Dataset records
- - -

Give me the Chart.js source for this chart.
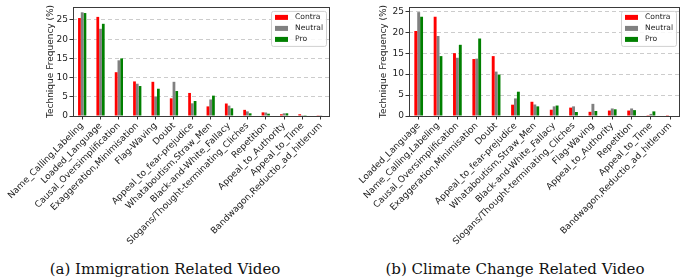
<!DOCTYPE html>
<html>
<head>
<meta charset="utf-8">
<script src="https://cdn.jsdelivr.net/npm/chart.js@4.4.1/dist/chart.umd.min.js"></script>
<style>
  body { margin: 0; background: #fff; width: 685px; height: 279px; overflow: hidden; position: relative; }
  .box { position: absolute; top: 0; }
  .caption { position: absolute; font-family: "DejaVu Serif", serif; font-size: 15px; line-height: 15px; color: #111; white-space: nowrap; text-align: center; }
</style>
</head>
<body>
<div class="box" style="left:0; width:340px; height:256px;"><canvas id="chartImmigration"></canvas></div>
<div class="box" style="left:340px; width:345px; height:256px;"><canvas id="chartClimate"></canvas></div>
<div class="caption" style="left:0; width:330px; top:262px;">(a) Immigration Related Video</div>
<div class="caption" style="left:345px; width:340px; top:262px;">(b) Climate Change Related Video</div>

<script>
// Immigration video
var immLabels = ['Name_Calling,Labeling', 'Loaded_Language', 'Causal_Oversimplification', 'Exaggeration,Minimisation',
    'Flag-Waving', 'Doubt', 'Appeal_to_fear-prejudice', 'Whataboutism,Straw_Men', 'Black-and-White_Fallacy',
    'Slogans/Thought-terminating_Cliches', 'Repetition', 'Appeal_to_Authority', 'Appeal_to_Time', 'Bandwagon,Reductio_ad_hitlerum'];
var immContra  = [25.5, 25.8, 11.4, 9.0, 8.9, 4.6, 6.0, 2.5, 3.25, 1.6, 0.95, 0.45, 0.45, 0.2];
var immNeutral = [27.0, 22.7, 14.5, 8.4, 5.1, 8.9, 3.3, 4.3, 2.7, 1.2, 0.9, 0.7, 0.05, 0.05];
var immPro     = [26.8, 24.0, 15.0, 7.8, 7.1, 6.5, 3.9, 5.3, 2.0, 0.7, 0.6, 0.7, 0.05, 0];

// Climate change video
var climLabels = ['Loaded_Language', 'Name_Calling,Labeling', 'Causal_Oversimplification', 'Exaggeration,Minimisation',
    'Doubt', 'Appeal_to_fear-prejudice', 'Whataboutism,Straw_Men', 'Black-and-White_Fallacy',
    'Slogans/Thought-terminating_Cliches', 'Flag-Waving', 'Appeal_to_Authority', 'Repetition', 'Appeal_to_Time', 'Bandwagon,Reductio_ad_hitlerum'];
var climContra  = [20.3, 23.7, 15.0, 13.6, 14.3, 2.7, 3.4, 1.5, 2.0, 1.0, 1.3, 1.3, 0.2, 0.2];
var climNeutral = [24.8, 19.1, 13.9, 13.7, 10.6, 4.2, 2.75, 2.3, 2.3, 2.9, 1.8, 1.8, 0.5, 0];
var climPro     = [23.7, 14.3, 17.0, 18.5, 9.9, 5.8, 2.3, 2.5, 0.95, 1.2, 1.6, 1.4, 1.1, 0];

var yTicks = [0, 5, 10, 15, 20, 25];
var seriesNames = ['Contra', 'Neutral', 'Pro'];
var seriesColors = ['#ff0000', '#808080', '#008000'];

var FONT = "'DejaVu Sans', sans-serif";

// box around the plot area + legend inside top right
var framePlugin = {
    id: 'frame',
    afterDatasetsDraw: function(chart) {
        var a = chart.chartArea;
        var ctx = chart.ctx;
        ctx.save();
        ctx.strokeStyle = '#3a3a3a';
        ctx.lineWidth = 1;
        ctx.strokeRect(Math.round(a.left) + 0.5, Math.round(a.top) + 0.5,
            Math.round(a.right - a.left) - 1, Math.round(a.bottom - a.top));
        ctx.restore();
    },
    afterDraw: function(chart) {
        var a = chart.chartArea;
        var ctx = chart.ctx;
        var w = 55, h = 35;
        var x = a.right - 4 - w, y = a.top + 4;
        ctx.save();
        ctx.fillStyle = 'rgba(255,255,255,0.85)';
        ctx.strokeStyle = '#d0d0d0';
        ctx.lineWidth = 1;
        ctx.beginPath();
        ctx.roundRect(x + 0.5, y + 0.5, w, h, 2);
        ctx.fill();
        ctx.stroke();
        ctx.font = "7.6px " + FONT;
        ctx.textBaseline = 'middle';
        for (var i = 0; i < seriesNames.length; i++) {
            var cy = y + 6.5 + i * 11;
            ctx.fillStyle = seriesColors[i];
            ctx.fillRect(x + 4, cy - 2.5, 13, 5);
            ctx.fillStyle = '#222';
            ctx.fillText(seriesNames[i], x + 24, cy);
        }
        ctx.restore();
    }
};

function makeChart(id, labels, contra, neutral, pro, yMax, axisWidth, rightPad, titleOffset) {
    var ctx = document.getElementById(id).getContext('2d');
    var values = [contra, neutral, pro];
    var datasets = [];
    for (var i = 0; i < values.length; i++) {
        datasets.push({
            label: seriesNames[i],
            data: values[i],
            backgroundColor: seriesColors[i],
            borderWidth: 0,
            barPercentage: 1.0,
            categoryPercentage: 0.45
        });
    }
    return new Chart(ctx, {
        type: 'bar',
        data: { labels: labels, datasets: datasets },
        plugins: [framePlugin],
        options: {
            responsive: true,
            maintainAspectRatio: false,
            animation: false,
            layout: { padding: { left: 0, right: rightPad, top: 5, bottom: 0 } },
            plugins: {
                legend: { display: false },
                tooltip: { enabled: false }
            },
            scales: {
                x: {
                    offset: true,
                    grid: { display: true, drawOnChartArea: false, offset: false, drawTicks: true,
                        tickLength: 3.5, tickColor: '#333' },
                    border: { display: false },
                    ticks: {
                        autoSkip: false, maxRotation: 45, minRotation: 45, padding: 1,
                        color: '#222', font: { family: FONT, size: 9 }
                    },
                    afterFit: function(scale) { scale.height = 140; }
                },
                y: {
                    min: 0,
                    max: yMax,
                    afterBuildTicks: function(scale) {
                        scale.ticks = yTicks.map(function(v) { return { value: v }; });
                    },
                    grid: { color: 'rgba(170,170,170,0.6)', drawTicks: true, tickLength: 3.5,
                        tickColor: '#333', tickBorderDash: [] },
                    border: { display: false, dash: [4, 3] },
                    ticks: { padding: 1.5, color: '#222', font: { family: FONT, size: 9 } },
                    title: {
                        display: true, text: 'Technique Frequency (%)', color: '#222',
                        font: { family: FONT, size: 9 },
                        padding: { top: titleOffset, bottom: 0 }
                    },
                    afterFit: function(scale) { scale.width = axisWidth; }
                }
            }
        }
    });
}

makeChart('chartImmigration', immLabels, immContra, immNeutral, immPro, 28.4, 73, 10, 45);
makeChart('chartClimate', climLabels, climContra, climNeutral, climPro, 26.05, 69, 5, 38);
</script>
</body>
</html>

- - -

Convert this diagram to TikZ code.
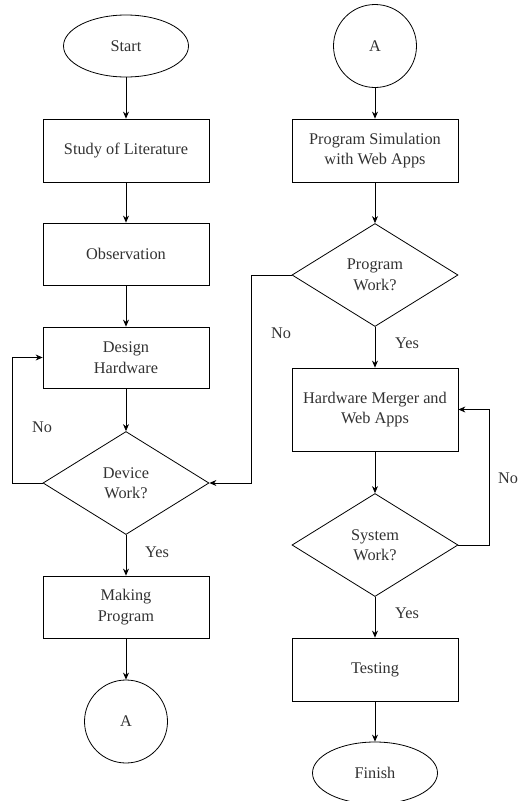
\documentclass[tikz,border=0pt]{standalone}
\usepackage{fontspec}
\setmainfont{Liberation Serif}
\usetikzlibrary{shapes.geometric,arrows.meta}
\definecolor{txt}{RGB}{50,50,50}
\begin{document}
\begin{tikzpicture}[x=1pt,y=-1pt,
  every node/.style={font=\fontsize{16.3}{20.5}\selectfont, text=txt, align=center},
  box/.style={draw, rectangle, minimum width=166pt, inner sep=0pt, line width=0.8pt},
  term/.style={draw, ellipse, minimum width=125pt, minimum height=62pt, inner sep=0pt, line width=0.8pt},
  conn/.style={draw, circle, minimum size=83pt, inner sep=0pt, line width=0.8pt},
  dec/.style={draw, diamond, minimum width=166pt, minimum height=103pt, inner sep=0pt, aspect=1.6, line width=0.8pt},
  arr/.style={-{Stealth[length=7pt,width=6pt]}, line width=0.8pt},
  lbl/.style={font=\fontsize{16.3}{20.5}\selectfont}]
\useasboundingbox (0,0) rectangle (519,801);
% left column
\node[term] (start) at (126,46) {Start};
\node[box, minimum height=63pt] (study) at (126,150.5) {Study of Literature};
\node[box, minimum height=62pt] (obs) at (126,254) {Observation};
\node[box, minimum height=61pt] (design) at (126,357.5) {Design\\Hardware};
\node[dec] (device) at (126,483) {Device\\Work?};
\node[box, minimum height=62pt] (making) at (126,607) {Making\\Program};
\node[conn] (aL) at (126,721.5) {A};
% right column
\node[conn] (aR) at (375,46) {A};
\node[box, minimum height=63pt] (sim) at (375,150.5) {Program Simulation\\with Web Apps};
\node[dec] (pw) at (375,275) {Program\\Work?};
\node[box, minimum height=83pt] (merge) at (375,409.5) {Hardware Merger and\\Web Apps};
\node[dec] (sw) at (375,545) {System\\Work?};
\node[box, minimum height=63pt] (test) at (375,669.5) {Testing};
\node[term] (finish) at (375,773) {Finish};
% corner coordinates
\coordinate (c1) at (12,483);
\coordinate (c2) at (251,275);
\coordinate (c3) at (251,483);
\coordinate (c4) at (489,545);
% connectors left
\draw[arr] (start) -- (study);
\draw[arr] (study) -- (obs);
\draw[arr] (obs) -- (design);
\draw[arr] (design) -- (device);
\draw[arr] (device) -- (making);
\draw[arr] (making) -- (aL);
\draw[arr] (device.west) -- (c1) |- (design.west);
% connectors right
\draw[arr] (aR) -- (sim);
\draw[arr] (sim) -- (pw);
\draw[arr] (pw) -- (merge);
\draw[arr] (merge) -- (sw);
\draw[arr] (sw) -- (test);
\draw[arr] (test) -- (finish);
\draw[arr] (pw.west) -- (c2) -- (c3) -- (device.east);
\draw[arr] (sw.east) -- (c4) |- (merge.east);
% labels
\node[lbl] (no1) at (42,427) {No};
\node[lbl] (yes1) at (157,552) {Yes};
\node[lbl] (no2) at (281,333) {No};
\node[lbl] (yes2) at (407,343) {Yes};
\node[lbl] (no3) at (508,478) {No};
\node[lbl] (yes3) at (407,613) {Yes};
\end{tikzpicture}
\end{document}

- - -

Work to do - Search the records above for the string "this". Copy every line that contains it.

Finished exercise -
Give me the Chart.js source for this chart.
Convert this diagram to TikZ code.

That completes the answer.